====== Source material
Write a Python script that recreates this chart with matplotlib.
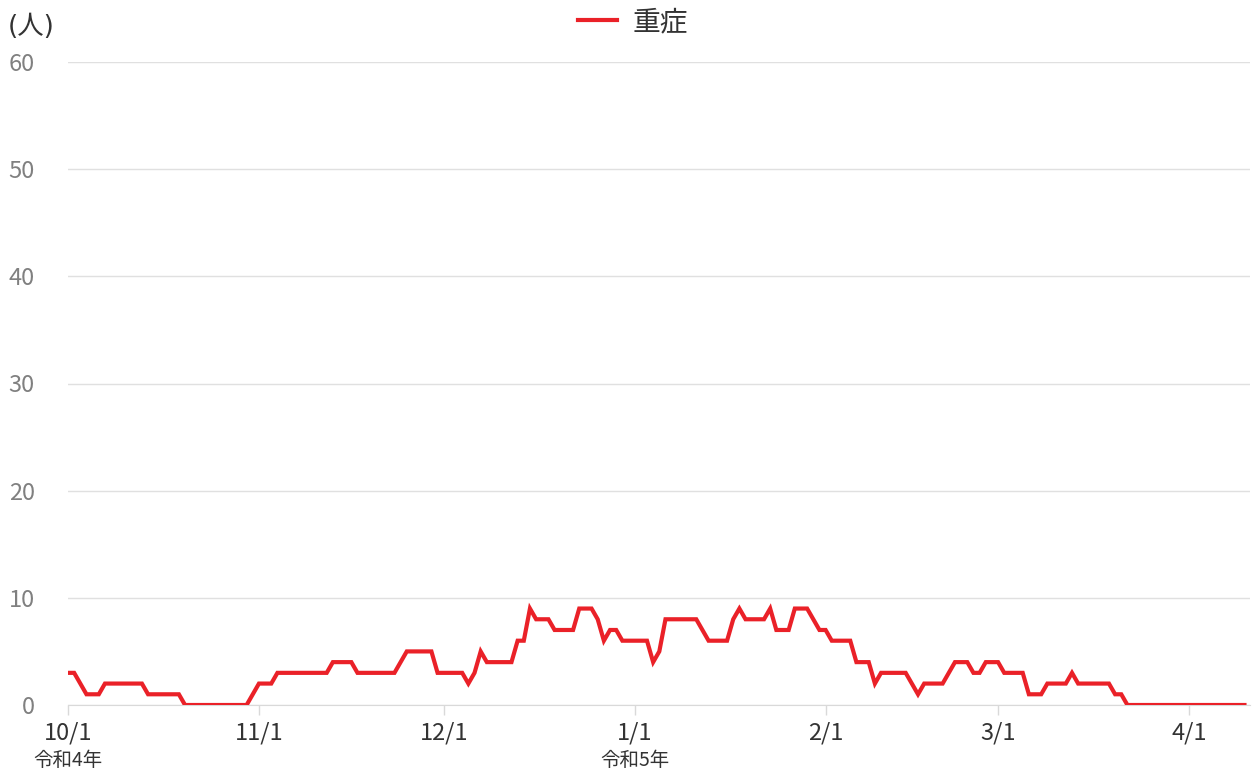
import numpy as np
import pandas as pd
import matplotlib
matplotlib.use("Agg")
import matplotlib.pyplot as plt
import matplotlib.dates as mdates
import matplotlib.transforms as mtransforms

plt.rcParams['font.family'] = ['Noto Sans CJK JP', 'DejaVu Sans']

# daily counts of severe cases, 2022-10-01 .. 2023-04-10
start = "2022-10-01"
severe = [
    3, 3, 2, 1, 1, 1, 2, 2, 2, 2, 2, 2, 2, 1, 1, 1, 1, 1, 1, 0,   # 10/1 - 10/20
    0, 0, 0, 0, 0, 0, 0, 0, 0, 0, 1, 2, 2, 2, 3, 3, 3, 3, 3, 3,   # 10/21 - 11/9
    3, 3, 3, 4, 4, 4, 4, 3, 3, 3, 3, 3, 3, 3, 4, 5, 5, 5, 5, 5,   # 11/10 - 11/29
    3, 3, 3, 3, 3, 2, 3, 5, 4, 4, 4, 4, 4, 6, 6, 9, 8, 8, 8, 7,   # 11/30 - 12/19
    7, 7, 7, 9, 9, 9, 8, 6, 7, 7, 6, 6, 6, 6, 6, 4, 5, 8, 8, 8,   # 12/20 - 1/8
    8, 8, 8, 7, 6, 6, 6, 6, 8, 9, 8, 8, 8, 8, 9, 7, 7, 7, 9, 9,   # 1/9 - 1/28
    9, 8, 7, 7, 6, 6, 6, 6, 4, 4, 4, 2, 3, 3, 3, 3, 3, 2, 1, 2,   # 1/29 - 2/17
    2, 2, 2, 3, 4, 4, 4, 3, 3, 4, 4, 4, 3, 3, 3, 3, 1, 1, 1, 2,   # 2/18 - 3/9
    2, 2, 2, 3, 2, 2, 2, 2, 2, 2, 1, 1, 0, 0, 0, 0, 0, 0, 0, 0,   # 3/10 - 3/29
    0, 0, 0, 0, 0, 0, 0, 0, 0, 0, 0, 0,                           # 3/30 - 4/10
]
dates = pd.date_range(start, periods=len(severe), freq="D")

month_ticks = ["2022-10-01", "2022-11-01", "2022-12-01", "2023-01-01",
               "2023-02-01", "2023-03-01", "2023-04-01"]
month_labels = ["10/1", "11/1", "12/1", "1/1", "2/1", "3/1", "4/1"]
era_ticks = ["2022-10-01", "2023-01-01"]
era_labels = ["令和4年", "令和5年"]
y_ticks = [0, 10, 20, 30, 40, 50, 60]

fig = plt.figure(figsize=(12.52, 7.74), dpi=100)
ax = fig.add_axes([68 / 1252, 1 - 705 / 774, (1250 - 68) / 1252, (705 - 62) / 774])

ax.plot(dates, severe, color="#ea2128", linewidth=3.0, solid_joinstyle="miter",
        label="重症", zorder=3)

ax.set_xlim(pd.Timestamp(start), pd.Timestamp(start) + pd.Timedelta(days=191.9))
ax.set_ylim(0, 60)
ax.set_yticks(y_ticks)
ax.yaxis.grid(True, color="#e0e0e0", linewidth=1)
ax.set_axisbelow(True)

ax.set_xticks(pd.to_datetime(month_ticks))
ax.set_xticklabels(month_labels)
ax.tick_params(axis="x", length=7, color="#d9d9d9", width=1, pad=5,
               labelsize=17, labelcolor="#333333")
ax.tick_params(axis="y", length=0, pad=24, labelsize=17, labelcolor="#808080")

for s in ["top", "right", "left"]:
    ax.spines[s].set_visible(False)
ax.spines["bottom"].set_color("#d9d9d9")

trans = mtransforms.blended_transform_factory(ax.transData, ax.transAxes)
for d, lab in zip(era_ticks, era_labels):
    ax.text(mdates.date2num(pd.Timestamp(d)), -0.087, lab, transform=trans,
            ha="center", va="center", fontsize=14, color="#333333")

fig.text(8 / 1252, 1 - 27 / 774, "(人)", ha="left", va="center",
         fontsize=19, color="#333333", family=['DejaVu Sans', 'Noto Sans CJK JP'])
fig.legend(loc="center", bbox_to_anchor=(633 / 1252, 1 - 22 / 774), frameon=False,
           fontsize=20, handlelength=1.4, handletextpad=0.55, labelcolor="#333333")

fig.savefig("out.png", dpi=100)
============
Set exercise:
Except for the pictures, copy the material above exactly.

Finished task:
Write a Python script that recreates this chart with matplotlib.
import numpy as np
import pandas as pd
import matplotlib
matplotlib.use("Agg")
import matplotlib.pyplot as plt
import matplotlib.dates as mdates
import matplotlib.transforms as mtransforms

plt.rcParams['font.family'] = ['Noto Sans CJK JP', 'DejaVu Sans']

# daily counts of severe cases, 2022-10-01 .. 2023-04-10
start = "2022-10-01"
severe = [
    3, 3, 2, 1, 1, 1, 2, 2, 2, 2, 2, 2, 2, 1, 1, 1, 1, 1, 1, 0,   # 10/1 - 10/20
    0, 0, 0, 0, 0, 0, 0, 0, 0, 0, 1, 2, 2, 2, 3, 3, 3, 3, 3, 3,   # 10/21 - 11/9
    3, 3, 3, 4, 4, 4, 4, 3, 3, 3, 3, 3, 3, 3, 4, 5, 5, 5, 5, 5,   # 11/10 - 11/29
    3, 3, 3, 3, 3, 2, 3, 5, 4, 4, 4, 4, 4, 6, 6, 9, 8, 8, 8, 7,   # 11/30 - 12/19
    7, 7, 7, 9, 9, 9, 8, 6, 7, 7, 6, 6, 6, 6, 6, 4, 5, 8, 8, 8,   # 12/20 - 1/8
    8, 8, 8, 7, 6, 6, 6, 6, 8, 9, 8, 8, 8, 8, 9, 7, 7, 7, 9, 9,   # 1/9 - 1/28
    9, 8, 7, 7, 6, 6, 6, 6, 4, 4, 4, 2, 3, 3, 3, 3, 3, 2, 1, 2,   # 1/29 - 2/17
    2, 2, 2, 3, 4, 4, 4, 3, 3, 4, 4, 4, 3, 3, 3, 3, 1, 1, 1, 2,   # 2/18 - 3/9
    2, 2, 2, 3, 2, 2, 2, 2, 2, 2, 1, 1, 0, 0, 0, 0, 0, 0, 0, 0,   # 3/10 - 3/29
    0, 0, 0, 0, 0, 0, 0, 0, 0, 0, 0, 0,                           # 3/30 - 4/10
]
dates = pd.date_range(start, periods=len(severe), freq="D")

month_ticks = ["2022-10-01", "2022-11-01", "2022-12-01", "2023-01-01",
               "2023-02-01", "2023-03-01", "2023-04-01"]
month_labels = ["10/1", "11/1", "12/1", "1/1", "2/1", "3/1", "4/1"]
era_ticks = ["2022-10-01", "2023-01-01"]
era_labels = ["令和4年", "令和5年"]
y_ticks = [0, 10, 20, 30, 40, 50, 60]

fig = plt.figure(figsize=(12.52, 7.74), dpi=100)
ax = fig.add_axes([68 / 1252, 1 - 705 / 774, (1250 - 68) / 1252, (705 - 62) / 774])

ax.plot(dates, severe, color="#ea2128", linewidth=3.0, solid_joinstyle="miter",
        label="重症", zorder=3)

ax.set_xlim(pd.Timestamp(start), pd.Timestamp(start) + pd.Timedelta(days=191.9))
ax.set_ylim(0, 60)
ax.set_yticks(y_ticks)
ax.yaxis.grid(True, color="#e0e0e0", linewidth=1)
ax.set_axisbelow(True)

ax.set_xticks(pd.to_datetime(month_ticks))
ax.set_xticklabels(month_labels)
ax.tick_params(axis="x", length=7, color="#d9d9d9", width=1, pad=5,
               labelsize=17, labelcolor="#333333")
ax.tick_params(axis="y", length=0, pad=24, labelsize=17, labelcolor="#808080")

for s in ["top", "right", "left"]:
    ax.spines[s].set_visible(False)
ax.spines["bottom"].set_color("#d9d9d9")

trans = mtransforms.blended_transform_factory(ax.transData, ax.transAxes)
for d, lab in zip(era_ticks, era_labels):
    ax.text(mdates.date2num(pd.Timestamp(d)), -0.087, lab, transform=trans,
            ha="center", va="center", fontsize=14, color="#333333")

fig.text(8 / 1252, 1 - 27 / 774, "(人)", ha="left", va="center",
         fontsize=19, color="#333333", family=['DejaVu Sans', 'Noto Sans CJK JP'])
fig.legend(loc="center", bbox_to_anchor=(633 / 1252, 1 - 22 / 774), frameon=False,
           fontsize=20, handlelength=1.4, handletextpad=0.55, labelcolor="#333333")

fig.savefig("out.png", dpi=100)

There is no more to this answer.